Santander has ruled out an imminent flotation of its UK arm, which saw its profits tumble 20 per cent after being hit by a drop in interest income during the first half of the year.
The Spanish bank was forced to shelve plans to float the business in 2011 amid market volatility and group chief executive Javier Marin said yesterday that an initial public offering (IPO) was currently “off the table”. He added: “We don’t have plans to have an IPO in the UK in the short or medium term.”
Marin was speaking after Santander UK reported a pre-tax profit of £549 million for the six months to 30 June, down from £690m a year earlier.
Net interest income – the difference between earnings from mortgages and loans and the amount it pays out to savers – fell 5 per cent to £1.4 billion as the bank was hurt by the cost of luring deposits with high savings rates, while it also saw wholesale funding costs rise due to Europe’s sovereign debt woes.

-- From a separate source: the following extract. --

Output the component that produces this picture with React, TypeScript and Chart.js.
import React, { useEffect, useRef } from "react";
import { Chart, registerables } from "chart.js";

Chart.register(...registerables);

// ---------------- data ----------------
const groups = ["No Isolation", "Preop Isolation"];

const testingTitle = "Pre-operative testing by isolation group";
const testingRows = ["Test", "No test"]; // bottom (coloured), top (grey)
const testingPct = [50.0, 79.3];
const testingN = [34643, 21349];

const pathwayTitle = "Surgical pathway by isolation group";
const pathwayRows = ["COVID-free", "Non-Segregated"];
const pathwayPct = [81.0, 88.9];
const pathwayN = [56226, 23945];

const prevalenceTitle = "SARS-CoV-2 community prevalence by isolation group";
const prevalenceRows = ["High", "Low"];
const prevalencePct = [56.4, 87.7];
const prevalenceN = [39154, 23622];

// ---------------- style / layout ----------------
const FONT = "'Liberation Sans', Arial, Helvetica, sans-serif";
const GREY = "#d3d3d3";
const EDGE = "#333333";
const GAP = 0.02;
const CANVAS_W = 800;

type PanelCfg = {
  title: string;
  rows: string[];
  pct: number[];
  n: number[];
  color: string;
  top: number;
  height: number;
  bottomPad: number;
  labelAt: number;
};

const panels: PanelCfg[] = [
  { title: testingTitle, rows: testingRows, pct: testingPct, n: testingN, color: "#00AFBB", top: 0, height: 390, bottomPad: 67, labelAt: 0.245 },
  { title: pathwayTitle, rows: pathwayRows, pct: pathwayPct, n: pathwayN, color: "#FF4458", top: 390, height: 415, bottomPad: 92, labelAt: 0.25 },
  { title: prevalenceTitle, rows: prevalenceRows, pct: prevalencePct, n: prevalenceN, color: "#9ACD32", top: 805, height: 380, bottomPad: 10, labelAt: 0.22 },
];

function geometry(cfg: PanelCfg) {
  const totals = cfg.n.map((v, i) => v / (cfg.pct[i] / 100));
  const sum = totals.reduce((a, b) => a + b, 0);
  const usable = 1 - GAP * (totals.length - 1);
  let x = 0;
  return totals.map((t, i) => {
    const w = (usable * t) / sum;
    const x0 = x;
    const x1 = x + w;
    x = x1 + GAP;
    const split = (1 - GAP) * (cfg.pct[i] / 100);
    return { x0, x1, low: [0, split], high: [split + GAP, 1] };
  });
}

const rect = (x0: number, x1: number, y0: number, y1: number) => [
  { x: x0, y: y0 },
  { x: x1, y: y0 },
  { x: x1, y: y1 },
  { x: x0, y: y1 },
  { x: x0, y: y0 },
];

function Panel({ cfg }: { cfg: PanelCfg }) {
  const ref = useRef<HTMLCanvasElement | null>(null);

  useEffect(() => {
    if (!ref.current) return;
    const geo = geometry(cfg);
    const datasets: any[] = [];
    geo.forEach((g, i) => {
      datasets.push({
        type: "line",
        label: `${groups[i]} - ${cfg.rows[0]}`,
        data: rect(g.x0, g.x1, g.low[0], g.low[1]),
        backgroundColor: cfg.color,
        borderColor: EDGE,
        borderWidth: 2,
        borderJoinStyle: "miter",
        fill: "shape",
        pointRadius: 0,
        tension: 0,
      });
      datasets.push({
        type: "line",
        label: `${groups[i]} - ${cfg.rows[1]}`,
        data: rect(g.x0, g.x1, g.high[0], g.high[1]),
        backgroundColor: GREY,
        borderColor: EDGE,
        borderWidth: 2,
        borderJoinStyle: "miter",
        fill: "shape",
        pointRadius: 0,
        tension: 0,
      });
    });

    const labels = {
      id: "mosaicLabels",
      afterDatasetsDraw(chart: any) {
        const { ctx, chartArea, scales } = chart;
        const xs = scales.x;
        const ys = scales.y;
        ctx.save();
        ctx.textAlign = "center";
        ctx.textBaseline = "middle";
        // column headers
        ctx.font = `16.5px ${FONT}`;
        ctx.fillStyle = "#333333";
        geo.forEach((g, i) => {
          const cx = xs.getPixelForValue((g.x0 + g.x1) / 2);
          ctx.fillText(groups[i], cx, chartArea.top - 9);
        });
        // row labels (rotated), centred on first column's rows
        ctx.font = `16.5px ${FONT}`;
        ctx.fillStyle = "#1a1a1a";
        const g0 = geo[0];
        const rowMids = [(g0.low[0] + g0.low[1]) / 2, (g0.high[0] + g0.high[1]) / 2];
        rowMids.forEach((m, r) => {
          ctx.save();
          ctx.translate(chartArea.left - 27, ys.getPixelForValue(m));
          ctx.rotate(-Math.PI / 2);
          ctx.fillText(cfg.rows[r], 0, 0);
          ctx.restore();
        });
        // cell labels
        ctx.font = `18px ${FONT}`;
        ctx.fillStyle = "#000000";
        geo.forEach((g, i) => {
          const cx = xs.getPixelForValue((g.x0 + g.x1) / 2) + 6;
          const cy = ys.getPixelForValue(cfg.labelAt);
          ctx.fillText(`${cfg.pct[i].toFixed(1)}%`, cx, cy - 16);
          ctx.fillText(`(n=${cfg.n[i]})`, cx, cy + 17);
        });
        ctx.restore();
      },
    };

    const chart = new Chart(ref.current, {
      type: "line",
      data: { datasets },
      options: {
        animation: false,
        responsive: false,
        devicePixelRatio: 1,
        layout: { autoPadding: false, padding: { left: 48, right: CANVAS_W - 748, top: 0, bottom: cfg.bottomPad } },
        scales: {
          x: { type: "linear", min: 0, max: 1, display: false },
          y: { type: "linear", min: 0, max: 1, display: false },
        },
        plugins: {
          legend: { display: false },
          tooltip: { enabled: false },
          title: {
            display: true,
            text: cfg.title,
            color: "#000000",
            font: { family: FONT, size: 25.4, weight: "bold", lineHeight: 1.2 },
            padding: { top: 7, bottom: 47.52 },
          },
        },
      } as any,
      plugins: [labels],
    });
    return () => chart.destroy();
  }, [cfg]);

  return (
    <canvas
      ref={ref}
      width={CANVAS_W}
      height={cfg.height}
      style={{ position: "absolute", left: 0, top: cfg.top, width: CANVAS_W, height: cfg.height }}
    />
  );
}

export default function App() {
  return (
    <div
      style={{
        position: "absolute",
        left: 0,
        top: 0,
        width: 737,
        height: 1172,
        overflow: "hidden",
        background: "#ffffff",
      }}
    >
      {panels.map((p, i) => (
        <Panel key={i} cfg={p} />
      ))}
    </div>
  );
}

The bank also announced plans to buy back up to £800m of US and UK bonds to boost its capital strength.
Operating provisions fell sharply to £299m, from more than £1bn in the second half of 2012, when the group took a £55m hit from the collapse of talks to buy 316 branches from Royal Bank of Scotland.

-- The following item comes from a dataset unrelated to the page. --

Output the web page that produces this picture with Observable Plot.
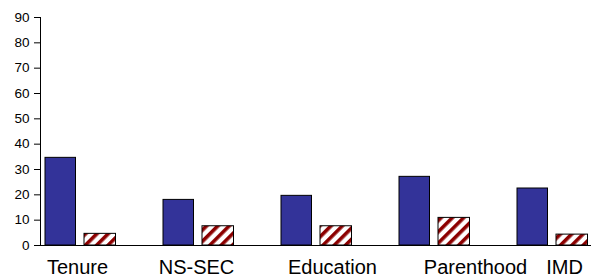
<!DOCTYPE html>
<html><head>
<meta charset="utf-8">
<script src="https://cdn.jsdelivr.net/npm/d3@7"></script>
<script src="https://cdn.jsdelivr.net/npm/@observablehq/plot@0.6"></script>
<style>
html,body{margin:0;padding:0;background:#fff}
svg{display:block;font-family:"Liberation Sans",Arial,sans-serif}
</style>
</head><body>
<div id="chart"></div>
<script>
const categories = ["Tenure", "NS-SEC", "Education", "Parenthood", "IMD"];
const seriesA = [34.6, 18.0, 19.6, 27.1, 22.5];
const seriesB = [4.6, 7.6, 7.6, 10.9, 4.3];
const yTicks = [0, 10, 20, 30, 40, 50, 60, 70, 80, 90];

const rows = categories.map((c, i) => ({category: c, a: seriesA[i], b: seriesB[i]}));
const labelShift = {"Tenure": -23, "NS-SEC": -22, "Education": -4, "Parenthood": 21, "IMD": -8};

const plot = Plot.plot({
  width: 591,
  height: 277,
  marginLeft: 40,
  marginRight: 0,
  marginTop: 17,
  marginBottom: 32,
  style: {fontFamily: "'Liberation Sans', Arial, sans-serif", background: "#fff", overflow: "visible"},
  x: {type: "band", domain: categories, range: [40, 632.5], padding: 0, axis: null},
  y: {domain: [0, 90], axis: null},
  marks: [
    Plot.axisY({ticks: yTicks, tickSize: 6, tickPadding: 5, fontSize: 13.5, stroke: "#000", color: "#000"}),
    Plot.barY(rows, {x: "category", y: "a", fill: "#333399", stroke: "#000", strokeWidth: 1, insetLeft: 4, insetRight: 83.5}),
    Plot.barY(rows, {x: "category", y: "b", fill: "url(#stripes)", stroke: "#000", strokeWidth: 1, insetLeft: 43, insetRight: 43.5}),
    Plot.ruleY([0], {stroke: "#000", strokeWidth: 1.2}),
    Plot.frame({anchor: "left", stroke: "#000"}),
    ...categories.map(c => Plot.text([c], {x: d => d, y: 0, dy: 22, dx: labelShift[c], fontSize: 20, fill: "#000"}))
  ]
});

const svg = d3.select(plot);
const defs = svg.insert("defs", ":first-child");
const pat = defs.append("pattern")
  .attr("id", "stripes")
  .attr("patternUnits", "userSpaceOnUse")
  .attr("width", 8).attr("height", 8)
  .attr("patternTransform", "rotate(45)");
pat.append("rect").attr("width", 8).attr("height", 8).attr("fill", "#fff");
pat.append("rect").attr("width", 3.6).attr("height", 8).attr("fill", "#8c0000");

document.getElementById("chart").appendChild(plot);
</script>
</body></html>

UK chief executive Ana Botin, who has run the bank since 2010 when previous boss Antonio Horta-Osorio left for Lloyds Banking Group, said lending to small and medium-sized firm has risen 12 per cent in the past year and she is targeting an 8 per cent share of the market by 2015.
Botin, who recently joined US giant Coca-Cola as a director, said: “Helping communities prosper through providing simple, personal and fair banking for UK households and businesses is at the heart of our strategy.”